If you feel you’ve had it with the Church, that we couldn’t possibly stand for anything real and act the way that these horrendously evil people have acted so often– believe me, I understand where you’re coming from. I’m not judging you for that.

And I am not in a million years saying that this means we should just throw up our hands and let priests continue to abuse or bishops continue to be “concerned” and “saddened” while twiddling their thumbs and doing nothing, because suffering is all part of God’s plan. Abuse is always wrong. Good can come out of suffering, but those who inflict suffering have to be stopped and punished. There needs to be major change. If it doesn’t happen, the consequences will be even worse than the nightmare we’re seeing now.

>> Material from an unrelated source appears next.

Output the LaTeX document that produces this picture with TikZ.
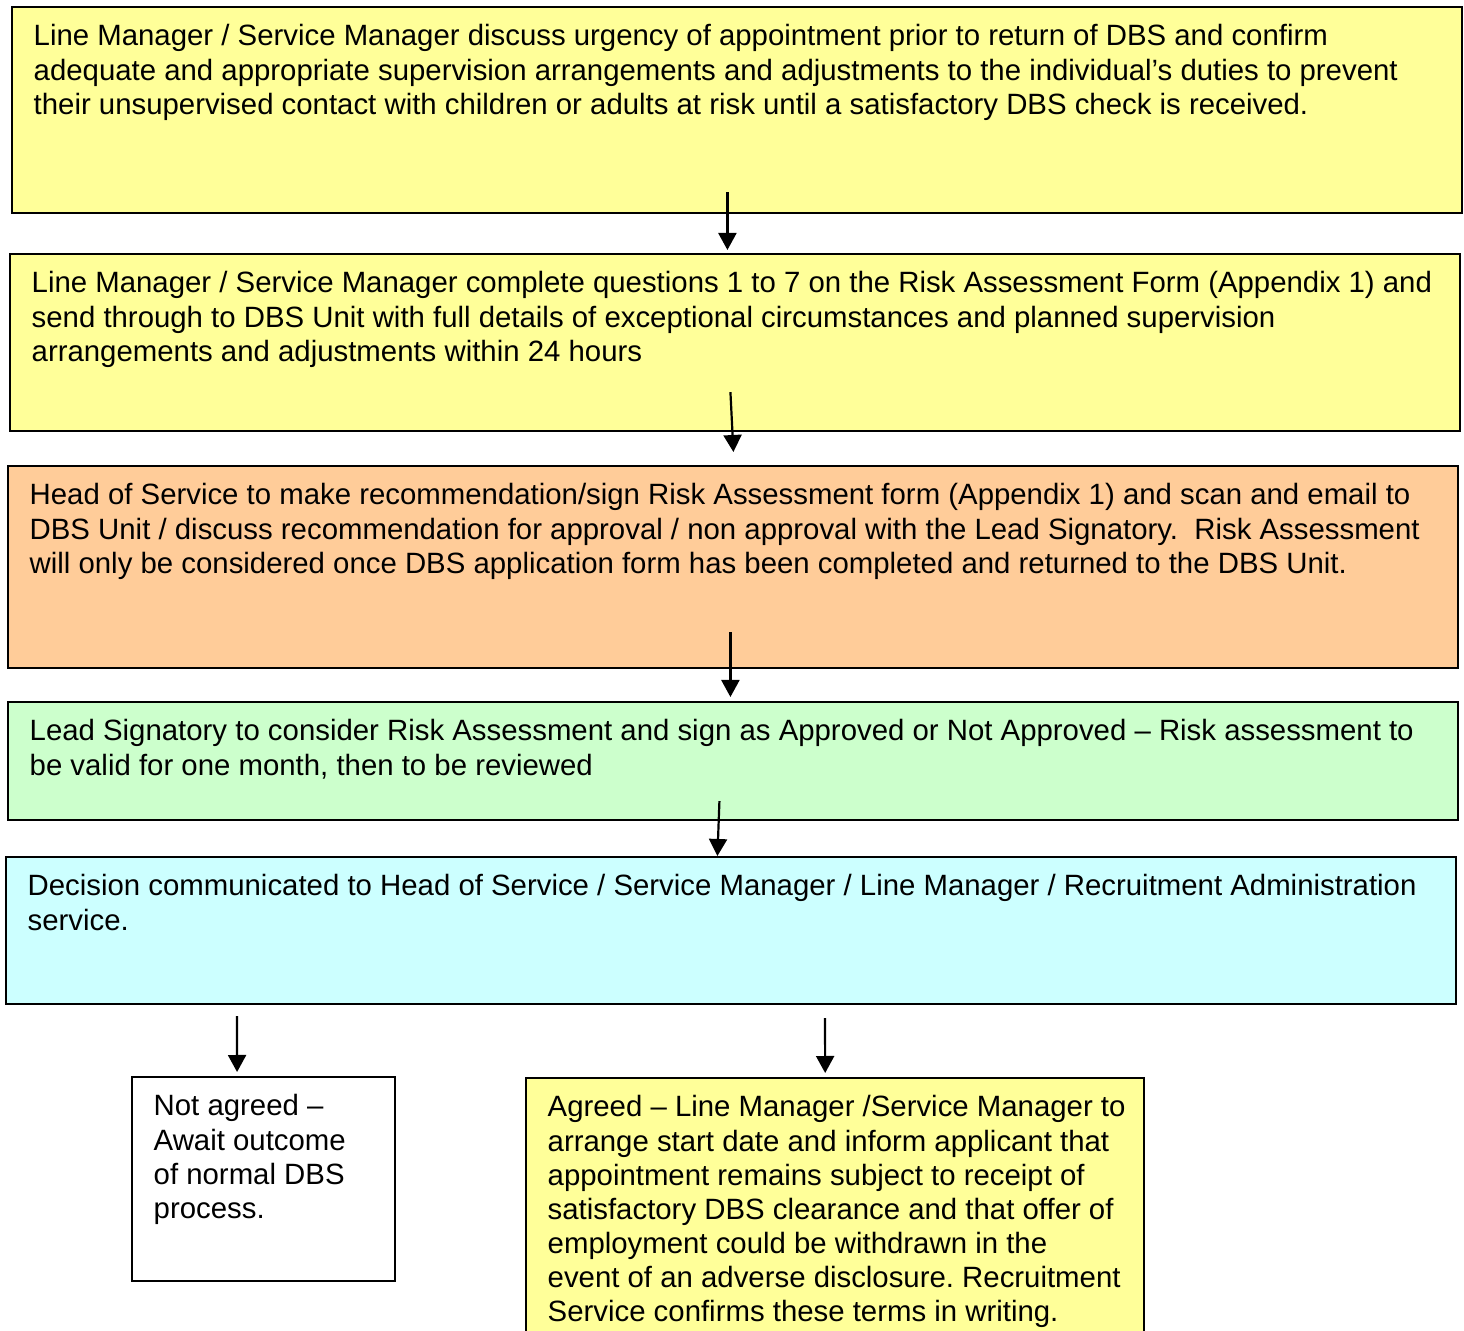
\documentclass[tikz,border=0pt]{standalone}
\usepackage{fontspec}
\setmainfont{Liberation Sans}
\usetikzlibrary{arrows.meta}

\definecolor{paleyellow}{HTML}{FFFF99}
\definecolor{paleorange}{HTML}{FFCC99}
\definecolor{palegreen}{HTML}{CCFFCC}
\definecolor{palecyan}{HTML}{CCFFFF}

\tikzset{
  stage/.style={draw, line width=0.02cm, anchor=north west, inner sep=0pt, outer sep=0pt},
  stagetext/.style={anchor=north west, inner sep=0pt, align=left,
    font=\fontsize{8.35}{9.68}\selectfont\frenchspacing},
  flow/.style={line width=0.022cm, -{Triangle[width=0.18cm,length=0.17cm]}}
}

\begin{document}
\begin{tikzpicture}[x=0.01cm, y=-0.01cm]
  \clip (0,0) rectangle (1464,1331);

  % Cajas del proceso
  \node[stage, fill=paleyellow, minimum width=14.49cm, minimum height=2.06cm] (b1) at (12,7) {};
  \node[stage, fill=paleyellow, minimum width=14.49cm, minimum height=1.77cm] (b2) at (10,254) {};
  \node[stage, fill=paleorange, minimum width=14.49cm, minimum height=2.02cm] (b3) at (8,466) {};
  \node[stage, fill=palegreen, minimum width=14.49cm, minimum height=1.18cm] (b4) at (8,702) {};
  \node[stage, fill=palecyan, minimum width=14.49cm, minimum height=1.47cm] (b5) at (6,857) {};
  \node[stage, fill=white, minimum width=2.63cm, minimum height=2.04cm] (b6) at (132,1077) {};
  \node[stage, fill=paleyellow, minimum width=6.18cm, minimum height=2.70cm] (b7) at (526,1078) {};

  % Textos
  \node[stagetext] (t1) at ([shift={(21,17)}]b1.north west)
    {Line Manager / Service Manager discuss urgency of appointment prior to return of DBS and confirm\\
     adequate and appropriate supervision arrangements and adjustments to the individual’s duties to prevent\\
     their unsupervised contact with children or adults at risk until a satisfactory DBS check is received.};
  \node[stagetext] (t2) at ([shift={(21,17)}]b2.north west)
    {Line Manager / Service Manager complete questions 1 to 7 on the Risk Assessment Form (Appendix 1) and\\
     send through to DBS Unit with full details of exceptional circumstances and planned supervision\\
     arrangements and adjustments within 24 hours};
  \node[stagetext] (t3) at ([shift={(21,17)}]b3.north west)
    {Head of Service to make recommendation/sign Risk Assessment form (Appendix 1) and scan and email to\\
     DBS Unit / discuss recommendation for approval / non approval with the Lead Signatory.\ \ Risk Assessment\\
     will only be considered once DBS application form has been completed and returned to the DBS Unit.};
  \node[stagetext] (t4) at ([shift={(21,17)}]b4.north west)
    {Lead Signatory to consider Risk Assessment and sign as Approved or Not Approved – Risk assessment to\\
     be valid for one month, then to be reviewed};
  \node[stagetext] (t5) at ([shift={(21,17)}]b5.north west)
    {Decision communicated to Head of Service / Service Manager / Line Manager / Recruitment Administration\\
     service.};
  \node[stagetext] (t6) at ([shift={(21,17)}]b6.north west)
    {Not agreed –\\ Await outcome\\ of normal DBS\\ process.};
  \node[stagetext] (t7) at ([shift={(21,17)}]b7.north west)
    {Agreed – Line Manager /Service Manager to\\
     arrange start date and inform applicant that\\
     appointment remains subject to receipt of\\
     satisfactory DBS clearance and that offer of\\
     employment could be withdrawn in the\\
     event of an adverse disclosure. Recruitment\\
     Service confirms these terms in writing.};

  % Flechas
  \draw[flow] ([shift={(-9.5,-21)}]b1.south) -- ([shift={(-7.5,-4)}]b2.north);
  \draw[flow] ([shift={(-4.5,-39)}]b2.south) -- ([shift={(0.5,-14)}]b3.north);
  \draw[flow] ([shift={(-2.5,-36)}]b3.south) -- ([shift={(-2.5,-5)}]b4.north);
  \draw[flow] ([shift={(-13.5,-19)}]b4.south) -- ([shift={(-13.5,-1)}]b5.north);
  \draw[flow] ([shift={(231,12)}]b5.south west) -- ([shift={(-26.5,-5)}]b6.north);
  \draw[flow] ([shift={(819,14)}]b5.south west) -- ([shift={(-10,-5)}]b7.north);
\end{tikzpicture}
\end{document}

But there is some consolation, for me, in knowing that Christ knew being Christian would be hell, for a season, and that the torment wouldn’t come from without but from right there in the field where He called us, right there as part of the plant where the wheat we need to survive is. He knew going to church would sometimes feel like going to a wheat field in the armpit of summer and getting coated in painful caltrops that burn your throat and eyes.  And He is there in torment with us, not just to lend a hand but to suffer what we suffer. Christ crucified, struggling at every breath, blinded by His own blood, with every part of His body riddled by scourges– this is sometimes what it looks like to be Christian.

That doesn’t make any of this okay.

But knowing it makes me feel a little better.